People associate the South Bronx with gangs, violence, drugs,
crime, burned-out buildings, and poverty. This is the message that
has been driven into their heads over the years by the media. As
Howard Cosell famously said during the 1977 World's Series at
Yankee Stadium, "There it is, ladies and gentlemen, the Bronx is
burning." In this new book, Naison and Gumbs provide a completely
different picture of the South Bronx through interviews with
residents who lived here from the 1930s to the 1960s. In the early
1930s, word began to spread among economically secure black
families in Harlem that there were spacious apartments for rent in
the Morrisania section of the Bronx. Landlords in that community,
desperate to fill their rent rolls and avoid foreclosure, began
putting up signs in their windows and in advertisements in New
York's black newspapers that said, "We rent to select colored
families," by which they meant families with a securely employed
wage earner and light complexions. Black families who fit these
criteria began renting apartments by the score. Thus began a period
of about twenty years during which the Bronx served as a borough of
hope and unlimited possibilities for upwardly mobile black
families.
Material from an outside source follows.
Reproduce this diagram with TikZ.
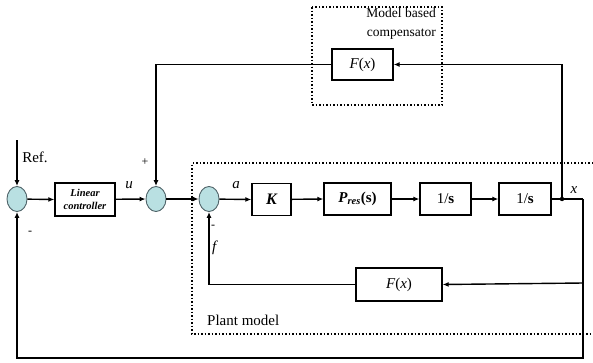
\documentclass[tikz,border=0pt]{standalone}
\usepackage{fontspec}
\setmainfont{Liberation Serif}
\usetikzlibrary{arrows.meta,shapes.geometric}
\definecolor{sumfill}{RGB}{185,224,226}
\definecolor{sumdraw}{RGB}{80,100,105}
\tikzset{
  sumnode/.style={ellipse,draw=sumdraw,fill=sumfill,line width=0.9pt,minimum width=20pt,minimum height=25pt,inner sep=0pt},
  blk/.style={rectangle,draw,line width=1.3pt,inner sep=0pt},
  wire/.style={line width=1.4pt},
  arr/.style={wire,-{Latex[length=6pt,width=5pt]}},
  dotbox/.style={line width=1.5pt,dotted},
  lbl/.style={inner sep=0pt,font=\fontsize{15}{18}\selectfont},
  sgn/.style={inner sep=0pt,font=\fontsize{12}{14}\selectfont}
}
\begin{document}
\begin{tikzpicture}[x=1pt,y=-1pt]
\useasboundingbox (0,0) rectangle (593,362);
% dotted groups
\draw[dotbox] (312,7) rectangle (442,105);
\draw[dotbox] (593,163) -- (192,163) -- (192,334) -- (593,334);
% junctions
\node[sumnode] (s1) at (17,199) {};
\node[sumnode] (s2) at (156,199) {};
\node[sumnode] (s3) at (209,199) {};
% blocks
\node[blk,minimum width=60pt,minimum height=33pt,align=center,font=\fontsize{10.5}{13}\selectfont\bfseries\itshape] (lc) at (85,199.5) {Linear\\controller};
\node[blk,minimum width=39pt,minimum height=32pt,font=\fontsize{16}{18}\selectfont\bfseries\itshape] (K) at (271.5,199.5) {K};
\node[blk,minimum width=67pt,minimum height=32pt,font=\fontsize{15}{18}\selectfont] (P) at (357.5,199) {\textbf{\textit{P}}\textsubscript{\textbf{\textit{res}}}\textbf{(s)}};
\node[blk,minimum width=51pt,minimum height=32pt,font=\fontsize{15}{18}\selectfont] (I1) at (445.5,199) {1/\textbf{s}};
\node[blk,minimum width=52pt,minimum height=32pt,font=\fontsize{15}{18}\selectfont] (I2) at (525,199) {1/\textbf{s}};
\node[blk,minimum width=61pt,minimum height=31pt,font=\fontsize{15}{18}\selectfont] (Fc) at (362.5,64.5) {\textit{F}(\textit{x})};
\node[blk,minimum width=86pt,minimum height=33pt,font=\fontsize{15}{18}\selectfont] (Fp) at (399,284.5) {\textit{F}(\textit{x})};
% coordinates
\coordinate (ref) at (17,140);
\coordinate (br) at (562,199);
\coordinate (rc) at (583,199);
\coordinate (rb) at (583,358);
\coordinate (rf) at (583,283);
% connectors
\draw[arr] (ref) -- (s1.north);
\draw[arr] (s1) -- (lc.west);
\draw[arr] (lc) -- (s2.west);
\draw[arr] (s2) -- (s3.west);
\draw[arr] (s3) -- (K.west);
\draw[arr] (K) -- (P.west);
\draw[arr] (P) -- (I1.west);
\draw[arr] (I1) -- (I2.west);
\draw[wire] (I2.east) -- (rc);
\fill (br) circle (2.2pt);
\draw[arr] (br) |- (Fc.east);
\draw[arr] (Fc.west) -| (s2.north);
\draw[arr] (rc) -- (rb) -| (s1.south);
\draw[arr] (rf) -- (Fp.east);
\draw[arr] (Fp.west) -| (s3.south);
% labels
\node[lbl] (tref) at (35,157) {Ref.};
\node[lbl] (tu) at (129,185) {\textit{u}};
\node[sgn] (tp) at (145,162) {+};
\node[sgn] (tm1) at (30,233) {-};
\node[lbl] (ta) at (236,185) {\textit{a}};
\node[sgn] (tm2) at (213,227) {-};
\node[lbl] (tf) at (215,248) {\textit{f}};
\node[lbl] (tx) at (574,190) {\textit{x}};
\node[inner sep=0pt,anchor=north east,align=right,font=\fontsize{13.5}{18.5}\selectfont] (tmb) at (436,8) {Model based\\compensator};
\node[lbl,anchor=west] (tpm) at (207,320) {Plant model};
\end{tikzpicture}
\end{document}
Chronicling a time when African Americans were suspended
between the best and worst possibilities of New York City, Before
the Fires tells the personal stories of seventeen men and women who
lived in the South Bronx before the social and economic decline of
the area that began in the late 1960s. Located on a hill hovering
over one of the borough's largest industrial districts, Morrisania
offered black migrants from Harlem, the South, and the Caribbean an
opportunity to raise children in a neighborhood that had better
schools, strong churches, better shopping, less crime, and clean
air. This culturally rich neighborhood also boasted some of the
most vibrant music venues in all of New York City, giving rise to
such music titans as Lou Donaldson, Valerie Capers, Herbie Hancock,
Eddie Palmieri, Donald Byrd, Elmo Hope, Henry "Red" Allen, Bobby
Sanabria, Valerie Simpson, Maxine Sullivan, the Chantels, the
Chords, and Jimmy Owens. Alternately analytical and poetic, but all
rich in detail, these inspiring interviews describe growing up and
living in vibrant black and multiracial Bronx communities whose
contours have rarely graced the pages of histories of the Bronx or
black New York City. Capturing the excitement of growing up in this
stimulating and culturally diverse environment, Before the Fires is
filled with the optimism of the period and the heartache of what
was shattered in the urban crisis and the burning of the Bronx.